## [MATERIAL]

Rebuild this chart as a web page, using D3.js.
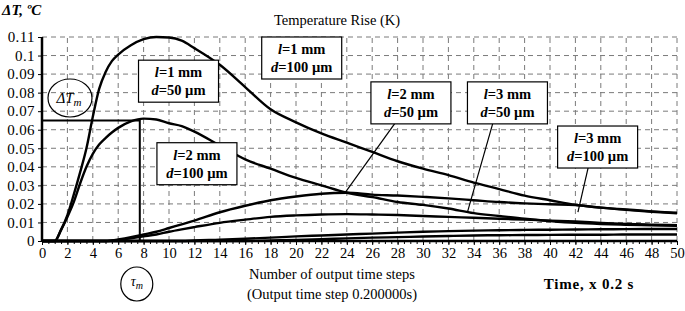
<!DOCTYPE html>
<html>
<head>
<meta charset="utf-8">
<script src="https://cdn.jsdelivr.net/npm/d3@7"></script>
<style>
  body { margin: 0; background: #fff; }
  text { font-family: "Liberation Serif", "Times New Roman", serif; }
</style>
</head>
<body>
<div id="container"></div>
<script>
// time steps (x) shared by every series
var steps = [0, 1, 1.5, 2, 2.5, 3, 3.5, 4, 4.5, 5, 5.5, 6, 7, 8, 9, 10, 11, 12, 14, 16, 18, 20,
             22, 24, 26, 28, 30, 32, 34, 36, 38, 40, 42, 44, 46, 48, 50];

// temperature rise, one array per curve
var l1d50  = [0, 0, 0.006, 0.014, 0.025, 0.037, 0.05, 0.067, 0.082, 0.091, 0.097, 0.1005, 0.1055, 0.1088, 0.11, 0.1097, 0.108, 0.104,
              0.095, 0.083, 0.071, 0.064, 0.058, 0.053, 0.048, 0.043, 0.039, 0.0355, 0.0315, 0.028, 0.0245, 0.022, 0.0195, 0.018, 0.0168, 0.0158, 0.015];
var l1d100 = [0, 0, 0.006, 0.013, 0.021, 0.031, 0.04, 0.047, 0.052, 0.0555, 0.0585, 0.061, 0.0645, 0.066, 0.0655, 0.0635, 0.062, 0.059,
              0.0515, 0.044, 0.039, 0.034, 0.03, 0.026, 0.0237, 0.021, 0.0195, 0.0175, 0.015, 0.0135, 0.012, 0.0108, 0.0098, 0.0092, 0.0088, 0.0085, 0.0082];
var l2d50  = [0, 0, 0, 0, 0, 0, 0, 0, 0, 0, 0.0003, 0.0008, 0.002, 0.0035, 0.005, 0.007, 0.009, 0.011,
              0.0155, 0.019, 0.022, 0.024, 0.0255, 0.026, 0.025, 0.0245, 0.0238, 0.023, 0.022, 0.021, 0.0203, 0.0198, 0.0194, 0.018, 0.017, 0.016, 0.0152];
var l2d100 = [0, 0, 0, 0, 0, 0, 0, 0, 0, 0, 0.0002, 0.0005, 0.0015, 0.0025, 0.0035, 0.005, 0.0063, 0.0075,
              0.0098, 0.0115, 0.013, 0.0138, 0.0143, 0.0145, 0.0143, 0.014, 0.0135, 0.013, 0.0125, 0.012, 0.0115, 0.011, 0.0105, 0.0098, 0.0092, 0.0088, 0.0085];
var l3d50  = [0, 0, 0, 0, 0, 0, 0, 0, 0, 0, 0, 0, 0, 0, 0, 0, 0, 0.0003,
              0.0007, 0.0012, 0.0018, 0.0025, 0.003, 0.0035, 0.004, 0.0045, 0.005, 0.0053, 0.0056, 0.0058, 0.006, 0.0061, 0.0062, 0.0063, 0.0064, 0.0065, 0.0065];
var l3d100 = [0, 0, 0, 0, 0, 0, 0, 0, 0, 0, 0, 0, 0, 0, 0, 0, 0, 0,
              0, 0, 0.0003, 0.0006, 0.001, 0.0014, 0.0018, 0.0021, 0.0024, 0.0027, 0.003, 0.0031, 0.0032, 0.0033, 0.0034, 0.0034, 0.0035, 0.0035, 0.0035];

var series = [l1d50, l1d100, l2d50, l2d100, l3d50, l3d100];

var xTicks = [0, 2, 4, 6, 8, 10, 12, 14, 16, 18, 20, 22, 24, 26, 28, 30, 32, 34, 36, 38, 40, 42, 44, 46, 48, 50];
var yTicks = [0, 0.01, 0.02, 0.03, 0.04, 0.05, 0.06, 0.07, 0.08, 0.09, 0.1, 0.11];

// peak marker of the l=1 mm, d=100 um curve
var peakT = 7.7, peakV = 0.065;

// label boxes: [l text, d text, x, y of top-left in data units]
var labels = [
    ['1 mm', '50 \u00b5m', 7.6, 0.0975],
    ['1 mm', '100 \u00b5m', 17.3, 0.1100],
    ['2 mm', '100 \u00b5m', 9.05, 0.0530],
    ['2 mm', '50 \u00b5m', 25.9, 0.0858],
    ['3 mm', '50 \u00b5m', 33.5, 0.0858],
    ['3 mm', '100 \u00b5m', 40.6, 0.0620]
];
// leader lines [t1, v1, t2, v2]
var leaders = [
    [27.8, 0.0636, 23.9, 0.0264],
    [35.5, 0.0636, 33.5, 0.0156],
    [43.0, 0.0394, 42.2, 0.0156]
];

var width = 685, height = 311;
var svg = d3.select('#container').append('svg')
    .attr('width', width)
    .attr('height', height);

var x = d3.scaleLinear().domain([0, 50]).range([42, 677]);
var y = d3.scaleLinear().domain([0, 0.11]).range([241, 37]);

// dashed grid
svg.append('g').selectAll('line')
    .data(xTicks.filter(function(d) { return d > 0; }))
    .enter().append('line')
    .attr('x1', x).attr('x2', x)
    .attr('y1', y(0)).attr('y2', y(0.11))
    .attr('stroke', '#7a7a7a').attr('stroke-dasharray', '5,4');
svg.append('g').selectAll('line')
    .data(yTicks.filter(function(d) { return d > 0; }))
    .enter().append('line')
    .attr('x1', x(0)).attr('x2', x(50))
    .attr('y1', y).attr('y2', y)
    .attr('stroke', '#7a7a7a').attr('stroke-dasharray', '5,4');

// axes
var yAxis = svg.append('g')
    .attr('transform', 'translate(' + x(0) + ',0)')
    .call(d3.axisLeft(y).tickValues(yTicks).tickSize(4).tickPadding(3)
        .tickFormat(function(d) { return String(d); }));
var xMinor = svg.append('g')
    .attr('transform', 'translate(0,' + y(0) + ')')
    .call(d3.axisBottom(x).tickValues(d3.range(0, 50.01, 0.5)).tickSize(3).tickFormat(''));
var xAxis = svg.append('g')
    .attr('transform', 'translate(0,' + y(0) + ')')
    .call(d3.axisBottom(x).tickValues(xTicks).tickSize(4).tickPadding(3));
[yAxis, xAxis, xMinor].forEach(function(g) {
    g.select('.domain').attr('d', null);
    g.selectAll('text').attr('fill', '#000')
        .style('font-family', '"Liberation Serif", serif');
});
yAxis.selectAll('text').style('font-size', '15px').style('letter-spacing', '0.4px');
xAxis.selectAll('text').style('font-size', '14.5px');
svg.append('line').attr('x1', x(0)).attr('x2', x(0)).attr('y1', y(0.11)).attr('y2', y(0) + 1)
    .attr('stroke', '#000').attr('stroke-width', 2.5);
svg.append('line').attr('x1', x(0)).attr('x2', x(50)).attr('y1', y(0)).attr('y2', y(0))
    .attr('stroke', '#000').attr('stroke-width', 2.5);

// curves
var line = d3.line()
    .x(function(d, i) { return x(steps[i]); })
    .y(function(d) { return y(d); })
    .curve(d3.curveMonotoneX);
svg.append('g').selectAll('path')
    .data(series)
    .enter().append('path')
    .attr('d', line)
    .attr('fill', 'none')
    .attr('stroke', '#000')
    .attr('stroke-width', 2.4);

// delta Tm / tau m marker lines
svg.append('path')
    .attr('d', 'M' + x(0) + ',' + y(peakV) + 'H' + x(peakT) + 'V' + y(0))
    .attr('fill', 'none').attr('stroke', '#000').attr('stroke-width', 2);

// leaders
svg.append('g').selectAll('line')
    .data(leaders)
    .enter().append('line')
    .attr('x1', function(d) { return x(d[0]); })
    .attr('y1', function(d) { return y(d[1]); })
    .attr('x2', function(d) { return x(d[2]); })
    .attr('y2', function(d) { return y(d[3]); })
    .attr('stroke', '#000').attr('stroke-width', 1.2);

// label boxes
var box = svg.append('g').selectAll('g')
    .data(labels)
    .enter().append('g')
    .attr('transform', function(d) { return 'translate(' + x(d[2]) + ',' + y(d[3]) + ')'; });
box.append('rect')
    .attr('width', 80).attr('height', 42)
    .attr('fill', '#fff').attr('stroke', '#000').attr('stroke-width', 1.2);
var t1 = box.append('text').attr('x', 40).attr('y', 17)
    .attr('text-anchor', 'middle').style('font-size', '14.5px').style('font-weight', 'bold');
t1.append('tspan').style('font-style', 'italic').text('l');
t1.append('tspan').text(function(d) { return '=' + d[0]; });
var t2 = box.append('text').attr('x', 40).attr('y', 35)
    .attr('text-anchor', 'middle').style('font-size', '14.5px').style('font-weight', 'bold');
t2.append('tspan').style('font-style', 'italic').text('d');
t2.append('tspan').text(function(d) { return '=' + d[1]; });

// ellipses
svg.append('ellipse').attr('cx', 70).attr('cy', 98).attr('rx', 22).attr('ry', 19)
    .attr('fill', 'none').attr('stroke', '#000').attr('stroke-width', 1.2);
var dt = svg.append('text').attr('x', 69).attr('y', 103).attr('text-anchor', 'middle')
    .style('font-size', '15px').style('font-style', 'italic');
dt.append('tspan').text('\u0394T');
dt.append('tspan').attr('dy', 3).style('font-size', '11px').text('m');
svg.append('ellipse').attr('cx', x(peakT) - 3).attr('cy', 284).attr('rx', 16).attr('ry', 17)
    .attr('fill', 'none').attr('stroke', '#000').attr('stroke-width', 1.2);
var tm = svg.append('text').attr('x', x(peakT) - 3).attr('y', 286).attr('text-anchor', 'middle')
    .style('font-size', '14px').style('font-style', 'italic');
tm.append('tspan').text('\u03c4');
tm.append('tspan').attr('dy', 3).style('font-size', '10px').text('m');

// titles
svg.append('text').attr('x', 2).attr('y', 15)
    .style('font-size', '15px').style('font-weight', 'bold').style('font-style', 'italic')
    .text('\u0394T, \u00baC');
svg.append('text').attr('x', 337).attr('y', 25).attr('text-anchor', 'middle')
    .style('font-size', '14.5px').text('Temperature Rise (K)');
svg.append('text').attr('x', 332).attr('y', 279).attr('text-anchor', 'middle')
    .style('font-size', '14.5px').text('Number of output time steps');
svg.append('text').attr('x', 332).attr('y', 299).attr('text-anchor', 'middle')
    .style('font-size', '14.5px').text('(Output time step 0.200000s)');
svg.append('text').attr('x', 589).attr('y', 289).attr('text-anchor', 'middle')
    .style('font-size', '15px').style('font-weight', 'bold').style('letter-spacing', '0.8px')
    .text('Time, x 0.2 s');
</script>
</body>
</html>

## [EXERCISE DETAILS]
Omitting all pictures, restate exactly the lines of the material from its start through the line that contains "var series = [l1d50, l1d100, l2d50, l2d100, l3d50, l3d100];".

## [FINAL ANSWER]
Rebuild this chart as a web page, using D3.js.
<!DOCTYPE html>
<html>
<head>
<meta charset="utf-8">
<script src="https://cdn.jsdelivr.net/npm/d3@7"></script>
<style>
  body { margin: 0; background: #fff; }
  text { font-family: "Liberation Serif", "Times New Roman", serif; }
</style>
</head>
<body>
<div id="container"></div>
<script>
// time steps (x) shared by every series
var steps = [0, 1, 1.5, 2, 2.5, 3, 3.5, 4, 4.5, 5, 5.5, 6, 7, 8, 9, 10, 11, 12, 14, 16, 18, 20,
             22, 24, 26, 28, 30, 32, 34, 36, 38, 40, 42, 44, 46, 48, 50];

// temperature rise, one array per curve
var l1d50  = [0, 0, 0.006, 0.014, 0.025, 0.037, 0.05, 0.067, 0.082, 0.091, 0.097, 0.1005, 0.1055, 0.1088, 0.11, 0.1097, 0.108, 0.104,
              0.095, 0.083, 0.071, 0.064, 0.058, 0.053, 0.048, 0.043, 0.039, 0.0355, 0.0315, 0.028, 0.0245, 0.022, 0.0195, 0.018, 0.0168, 0.0158, 0.015];
var l1d100 = [0, 0, 0.006, 0.013, 0.021, 0.031, 0.04, 0.047, 0.052, 0.0555, 0.0585, 0.061, 0.0645, 0.066, 0.0655, 0.0635, 0.062, 0.059,
              0.0515, 0.044, 0.039, 0.034, 0.03, 0.026, 0.0237, 0.021, 0.0195, 0.0175, 0.015, 0.0135, 0.012, 0.0108, 0.0098, 0.0092, 0.0088, 0.0085, 0.0082];
var l2d50  = [0, 0, 0, 0, 0, 0, 0, 0, 0, 0, 0.0003, 0.0008, 0.002, 0.0035, 0.005, 0.007, 0.009, 0.011,
              0.0155, 0.019, 0.022, 0.024, 0.0255, 0.026, 0.025, 0.0245, 0.0238, 0.023, 0.022, 0.021, 0.0203, 0.0198, 0.0194, 0.018, 0.017, 0.016, 0.0152];
var l2d100 = [0, 0, 0, 0, 0, 0, 0, 0, 0, 0, 0.0002, 0.0005, 0.0015, 0.0025, 0.0035, 0.005, 0.0063, 0.0075,
              0.0098, 0.0115, 0.013, 0.0138, 0.0143, 0.0145, 0.0143, 0.014, 0.0135, 0.013, 0.0125, 0.012, 0.0115, 0.011, 0.0105, 0.0098, 0.0092, 0.0088, 0.0085];
var l3d50  = [0, 0, 0, 0, 0, 0, 0, 0, 0, 0, 0, 0, 0, 0, 0, 0, 0, 0.0003,
              0.0007, 0.0012, 0.0018, 0.0025, 0.003, 0.0035, 0.004, 0.0045, 0.005, 0.0053, 0.0056, 0.0058, 0.006, 0.0061, 0.0062, 0.0063, 0.0064, 0.0065, 0.0065];
var l3d100 = [0, 0, 0, 0, 0, 0, 0, 0, 0, 0, 0, 0, 0, 0, 0, 0, 0, 0,
              0, 0, 0.0003, 0.0006, 0.001, 0.0014, 0.0018, 0.0021, 0.0024, 0.0027, 0.003, 0.0031, 0.0032, 0.0033, 0.0034, 0.0034, 0.0035, 0.0035, 0.0035];

var series = [l1d50, l1d100, l2d50, l2d100, l3d50, l3d100];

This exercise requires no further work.